In Radar Magazine:
Luxury toilet paper. At first it sounds like an insultingly obvious joke. Who would want such a thing? But then visions of those notorious $900 Gucci dog bowls flit through your mind, and you’re haunted by the possibility that your cynicism isn’t polished enough to second-guess the world’s hunger for tiny, absurd self-indulgences.
You’d be right. Consider Renova Negro: This all-black toilet paper from Spain is brand new, real, and mercilessly chic. Very Pedro Almodóvar. And, as it turns out, 10 times more costly than the average Euro-wipe.
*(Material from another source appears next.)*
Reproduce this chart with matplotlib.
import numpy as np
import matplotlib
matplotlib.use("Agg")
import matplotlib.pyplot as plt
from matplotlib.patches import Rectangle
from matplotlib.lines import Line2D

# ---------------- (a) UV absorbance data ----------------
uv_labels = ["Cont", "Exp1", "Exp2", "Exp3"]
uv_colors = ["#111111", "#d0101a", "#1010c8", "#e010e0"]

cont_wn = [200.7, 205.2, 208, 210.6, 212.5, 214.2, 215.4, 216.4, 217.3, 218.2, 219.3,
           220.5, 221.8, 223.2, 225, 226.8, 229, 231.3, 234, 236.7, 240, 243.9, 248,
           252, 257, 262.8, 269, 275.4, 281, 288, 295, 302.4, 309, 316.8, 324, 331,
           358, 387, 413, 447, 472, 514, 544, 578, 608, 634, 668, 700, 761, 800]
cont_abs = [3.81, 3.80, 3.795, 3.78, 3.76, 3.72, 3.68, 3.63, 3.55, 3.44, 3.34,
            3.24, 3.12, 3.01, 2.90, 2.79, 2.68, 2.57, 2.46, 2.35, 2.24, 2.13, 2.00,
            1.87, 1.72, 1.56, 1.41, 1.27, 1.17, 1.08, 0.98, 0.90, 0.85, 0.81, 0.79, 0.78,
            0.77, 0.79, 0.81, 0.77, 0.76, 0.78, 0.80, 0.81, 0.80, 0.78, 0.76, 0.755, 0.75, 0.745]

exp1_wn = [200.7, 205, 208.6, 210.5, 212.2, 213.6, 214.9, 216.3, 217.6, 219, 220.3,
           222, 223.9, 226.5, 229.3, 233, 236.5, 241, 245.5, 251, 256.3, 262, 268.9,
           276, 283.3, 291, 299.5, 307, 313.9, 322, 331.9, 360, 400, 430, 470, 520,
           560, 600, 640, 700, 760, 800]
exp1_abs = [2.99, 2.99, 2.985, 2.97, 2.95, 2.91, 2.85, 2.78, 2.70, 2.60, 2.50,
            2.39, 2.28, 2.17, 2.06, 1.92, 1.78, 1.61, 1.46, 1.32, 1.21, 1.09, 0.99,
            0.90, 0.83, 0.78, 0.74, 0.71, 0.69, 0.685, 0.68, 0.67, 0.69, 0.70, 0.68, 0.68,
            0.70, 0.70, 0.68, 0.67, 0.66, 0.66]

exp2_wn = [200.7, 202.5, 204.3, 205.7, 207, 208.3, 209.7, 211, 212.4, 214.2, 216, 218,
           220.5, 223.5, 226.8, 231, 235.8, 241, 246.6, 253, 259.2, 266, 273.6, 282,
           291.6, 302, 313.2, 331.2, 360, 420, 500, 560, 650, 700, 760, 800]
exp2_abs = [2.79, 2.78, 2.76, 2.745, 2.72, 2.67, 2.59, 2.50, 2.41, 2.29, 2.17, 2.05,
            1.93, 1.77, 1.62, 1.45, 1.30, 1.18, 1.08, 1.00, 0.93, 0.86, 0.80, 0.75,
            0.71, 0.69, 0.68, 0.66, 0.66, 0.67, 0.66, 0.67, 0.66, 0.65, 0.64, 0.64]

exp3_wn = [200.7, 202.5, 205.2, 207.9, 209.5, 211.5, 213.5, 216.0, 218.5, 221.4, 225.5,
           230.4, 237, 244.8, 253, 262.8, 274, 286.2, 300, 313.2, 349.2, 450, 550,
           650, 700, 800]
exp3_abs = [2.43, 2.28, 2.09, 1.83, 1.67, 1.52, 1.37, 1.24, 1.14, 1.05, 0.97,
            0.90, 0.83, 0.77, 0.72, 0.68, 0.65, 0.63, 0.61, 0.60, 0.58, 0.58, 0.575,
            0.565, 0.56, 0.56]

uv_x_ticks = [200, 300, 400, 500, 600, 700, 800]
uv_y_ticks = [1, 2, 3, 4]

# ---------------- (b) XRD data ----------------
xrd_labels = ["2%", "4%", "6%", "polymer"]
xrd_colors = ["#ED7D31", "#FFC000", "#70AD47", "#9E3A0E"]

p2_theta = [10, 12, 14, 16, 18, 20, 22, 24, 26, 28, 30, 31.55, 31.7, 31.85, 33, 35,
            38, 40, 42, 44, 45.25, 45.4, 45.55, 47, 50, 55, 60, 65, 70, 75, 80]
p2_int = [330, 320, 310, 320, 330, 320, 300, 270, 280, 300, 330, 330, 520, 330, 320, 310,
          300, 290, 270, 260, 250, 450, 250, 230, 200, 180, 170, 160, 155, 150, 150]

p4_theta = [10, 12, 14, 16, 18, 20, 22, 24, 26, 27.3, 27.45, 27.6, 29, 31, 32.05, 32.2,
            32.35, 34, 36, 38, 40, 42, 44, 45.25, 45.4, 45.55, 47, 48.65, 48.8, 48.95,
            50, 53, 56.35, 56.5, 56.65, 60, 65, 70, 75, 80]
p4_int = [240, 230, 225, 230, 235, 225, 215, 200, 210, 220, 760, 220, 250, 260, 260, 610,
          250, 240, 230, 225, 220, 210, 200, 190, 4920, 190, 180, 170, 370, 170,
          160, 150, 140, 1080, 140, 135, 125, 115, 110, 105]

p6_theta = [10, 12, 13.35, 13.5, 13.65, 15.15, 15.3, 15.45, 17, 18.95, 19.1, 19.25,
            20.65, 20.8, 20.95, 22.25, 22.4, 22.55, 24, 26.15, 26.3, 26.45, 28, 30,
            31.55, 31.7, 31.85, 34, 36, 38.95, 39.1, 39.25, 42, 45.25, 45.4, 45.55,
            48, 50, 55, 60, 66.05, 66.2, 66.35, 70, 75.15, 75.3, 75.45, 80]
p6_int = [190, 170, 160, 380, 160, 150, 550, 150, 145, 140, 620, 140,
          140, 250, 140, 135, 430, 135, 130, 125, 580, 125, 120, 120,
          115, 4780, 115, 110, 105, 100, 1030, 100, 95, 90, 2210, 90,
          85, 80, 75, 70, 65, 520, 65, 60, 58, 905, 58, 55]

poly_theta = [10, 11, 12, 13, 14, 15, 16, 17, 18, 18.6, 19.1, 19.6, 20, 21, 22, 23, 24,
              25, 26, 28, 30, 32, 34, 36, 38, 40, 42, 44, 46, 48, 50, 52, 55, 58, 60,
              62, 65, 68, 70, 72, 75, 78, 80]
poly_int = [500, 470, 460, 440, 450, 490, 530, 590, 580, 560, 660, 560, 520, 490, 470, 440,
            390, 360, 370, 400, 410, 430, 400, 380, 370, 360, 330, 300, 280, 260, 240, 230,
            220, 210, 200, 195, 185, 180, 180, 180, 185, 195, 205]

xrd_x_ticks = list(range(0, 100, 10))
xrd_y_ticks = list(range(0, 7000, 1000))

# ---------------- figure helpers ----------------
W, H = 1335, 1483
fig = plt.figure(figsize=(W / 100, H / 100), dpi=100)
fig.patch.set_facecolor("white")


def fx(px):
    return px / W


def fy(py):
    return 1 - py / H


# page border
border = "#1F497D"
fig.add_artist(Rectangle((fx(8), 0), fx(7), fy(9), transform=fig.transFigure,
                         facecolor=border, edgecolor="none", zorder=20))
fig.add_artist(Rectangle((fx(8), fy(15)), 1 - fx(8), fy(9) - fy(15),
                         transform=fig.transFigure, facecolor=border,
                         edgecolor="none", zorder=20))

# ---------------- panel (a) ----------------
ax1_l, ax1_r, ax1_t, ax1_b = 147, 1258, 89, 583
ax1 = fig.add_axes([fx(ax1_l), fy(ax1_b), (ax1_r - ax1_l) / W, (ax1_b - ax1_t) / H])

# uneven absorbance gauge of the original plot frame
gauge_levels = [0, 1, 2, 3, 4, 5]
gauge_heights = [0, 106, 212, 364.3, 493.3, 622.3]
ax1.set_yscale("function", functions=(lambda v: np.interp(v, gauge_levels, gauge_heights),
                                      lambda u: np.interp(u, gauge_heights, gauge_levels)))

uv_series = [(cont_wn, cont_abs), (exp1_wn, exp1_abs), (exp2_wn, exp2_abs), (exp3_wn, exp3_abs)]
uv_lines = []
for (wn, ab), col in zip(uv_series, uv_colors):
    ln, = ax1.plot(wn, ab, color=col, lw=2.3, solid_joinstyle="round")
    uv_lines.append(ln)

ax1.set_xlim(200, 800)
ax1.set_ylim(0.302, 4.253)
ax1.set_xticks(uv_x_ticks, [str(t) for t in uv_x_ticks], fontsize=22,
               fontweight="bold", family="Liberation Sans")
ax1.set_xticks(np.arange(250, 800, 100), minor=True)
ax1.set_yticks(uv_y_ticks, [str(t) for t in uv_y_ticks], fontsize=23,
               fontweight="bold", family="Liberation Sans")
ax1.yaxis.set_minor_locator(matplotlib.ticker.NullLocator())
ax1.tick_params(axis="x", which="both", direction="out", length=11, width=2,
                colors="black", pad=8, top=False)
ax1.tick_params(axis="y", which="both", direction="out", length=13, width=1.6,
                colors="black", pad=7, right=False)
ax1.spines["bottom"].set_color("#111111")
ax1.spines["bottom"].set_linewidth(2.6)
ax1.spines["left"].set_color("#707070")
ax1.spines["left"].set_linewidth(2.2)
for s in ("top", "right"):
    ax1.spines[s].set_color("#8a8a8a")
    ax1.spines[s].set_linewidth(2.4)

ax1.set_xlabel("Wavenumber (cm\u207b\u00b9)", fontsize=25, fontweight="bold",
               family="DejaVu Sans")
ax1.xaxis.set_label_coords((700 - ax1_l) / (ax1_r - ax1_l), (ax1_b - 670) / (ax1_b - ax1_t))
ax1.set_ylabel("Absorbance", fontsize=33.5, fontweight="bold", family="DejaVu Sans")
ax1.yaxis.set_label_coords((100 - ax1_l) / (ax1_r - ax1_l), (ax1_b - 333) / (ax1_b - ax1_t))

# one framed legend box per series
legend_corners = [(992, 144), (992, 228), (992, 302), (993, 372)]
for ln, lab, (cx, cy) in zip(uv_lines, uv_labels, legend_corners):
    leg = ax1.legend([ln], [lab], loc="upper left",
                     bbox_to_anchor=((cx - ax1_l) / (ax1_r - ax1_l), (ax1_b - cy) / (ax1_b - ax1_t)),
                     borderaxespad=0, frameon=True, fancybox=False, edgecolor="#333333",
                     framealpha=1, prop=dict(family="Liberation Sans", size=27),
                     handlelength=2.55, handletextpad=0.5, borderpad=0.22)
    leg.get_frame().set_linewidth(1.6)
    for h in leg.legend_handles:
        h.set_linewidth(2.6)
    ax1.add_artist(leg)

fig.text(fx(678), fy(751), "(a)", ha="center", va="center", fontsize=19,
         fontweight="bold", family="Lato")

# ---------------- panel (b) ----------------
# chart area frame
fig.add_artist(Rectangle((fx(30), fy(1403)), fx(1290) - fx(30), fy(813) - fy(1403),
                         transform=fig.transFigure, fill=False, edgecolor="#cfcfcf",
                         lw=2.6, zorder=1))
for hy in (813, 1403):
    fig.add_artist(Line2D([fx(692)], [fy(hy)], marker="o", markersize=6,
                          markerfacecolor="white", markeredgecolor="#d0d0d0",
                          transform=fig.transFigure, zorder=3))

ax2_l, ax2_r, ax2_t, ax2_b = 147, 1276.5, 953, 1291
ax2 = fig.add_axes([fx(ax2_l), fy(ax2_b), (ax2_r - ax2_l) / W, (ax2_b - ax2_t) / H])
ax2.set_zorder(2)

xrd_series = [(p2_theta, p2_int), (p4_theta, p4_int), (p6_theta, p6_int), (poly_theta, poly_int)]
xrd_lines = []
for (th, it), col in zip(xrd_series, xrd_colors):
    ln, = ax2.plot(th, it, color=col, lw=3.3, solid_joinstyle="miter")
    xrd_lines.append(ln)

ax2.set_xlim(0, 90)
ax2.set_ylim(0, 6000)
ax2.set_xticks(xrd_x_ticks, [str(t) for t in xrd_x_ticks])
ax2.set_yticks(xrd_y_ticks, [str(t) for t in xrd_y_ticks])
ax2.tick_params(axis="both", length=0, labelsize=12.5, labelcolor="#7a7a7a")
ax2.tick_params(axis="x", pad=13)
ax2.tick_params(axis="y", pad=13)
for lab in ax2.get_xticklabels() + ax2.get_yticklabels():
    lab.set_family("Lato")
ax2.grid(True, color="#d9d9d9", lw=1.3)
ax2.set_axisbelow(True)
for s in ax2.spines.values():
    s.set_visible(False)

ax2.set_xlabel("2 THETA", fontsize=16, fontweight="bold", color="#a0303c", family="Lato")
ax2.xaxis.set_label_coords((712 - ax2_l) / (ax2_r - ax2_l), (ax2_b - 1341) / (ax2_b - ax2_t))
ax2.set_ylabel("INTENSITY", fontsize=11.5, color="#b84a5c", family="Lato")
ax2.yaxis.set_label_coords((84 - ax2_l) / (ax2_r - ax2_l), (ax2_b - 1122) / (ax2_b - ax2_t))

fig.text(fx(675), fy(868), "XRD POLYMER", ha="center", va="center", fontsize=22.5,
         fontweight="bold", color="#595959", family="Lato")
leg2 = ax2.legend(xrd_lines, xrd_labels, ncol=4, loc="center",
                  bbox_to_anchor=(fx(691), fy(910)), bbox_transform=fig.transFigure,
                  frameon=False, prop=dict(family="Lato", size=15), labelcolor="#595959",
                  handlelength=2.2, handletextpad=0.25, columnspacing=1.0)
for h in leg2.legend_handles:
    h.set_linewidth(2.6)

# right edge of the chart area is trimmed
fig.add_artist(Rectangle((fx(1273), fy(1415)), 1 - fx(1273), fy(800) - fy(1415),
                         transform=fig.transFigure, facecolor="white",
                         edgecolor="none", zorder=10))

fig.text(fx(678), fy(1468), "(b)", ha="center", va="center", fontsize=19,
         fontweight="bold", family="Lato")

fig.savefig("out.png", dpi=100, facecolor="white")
Renova Negro is the brainchild of an established, successful company already famous for an ad campaign in which barely clad models dry-hump near a commode while rolls of toilet paper look on, unmoved, as though they’ve seen it all.
In Japan, meanwhile, luxury toilet paper is de rigueur. Japanese rolls are routinely scented, extra-thick, aloe-moistened, strictly “virgin” (unrecycled), patterned, or—the latest trick—infused with pineapple enzymes to counteract odor. And in Germany the American brand Charmin Ultra is known as Charmin Deluxe; it comes in urbane black-and-charcoal-gray packaging “designed with the consumer in mind,” according to Procter and Gamble’s European division, “with a Gucci look and feel.”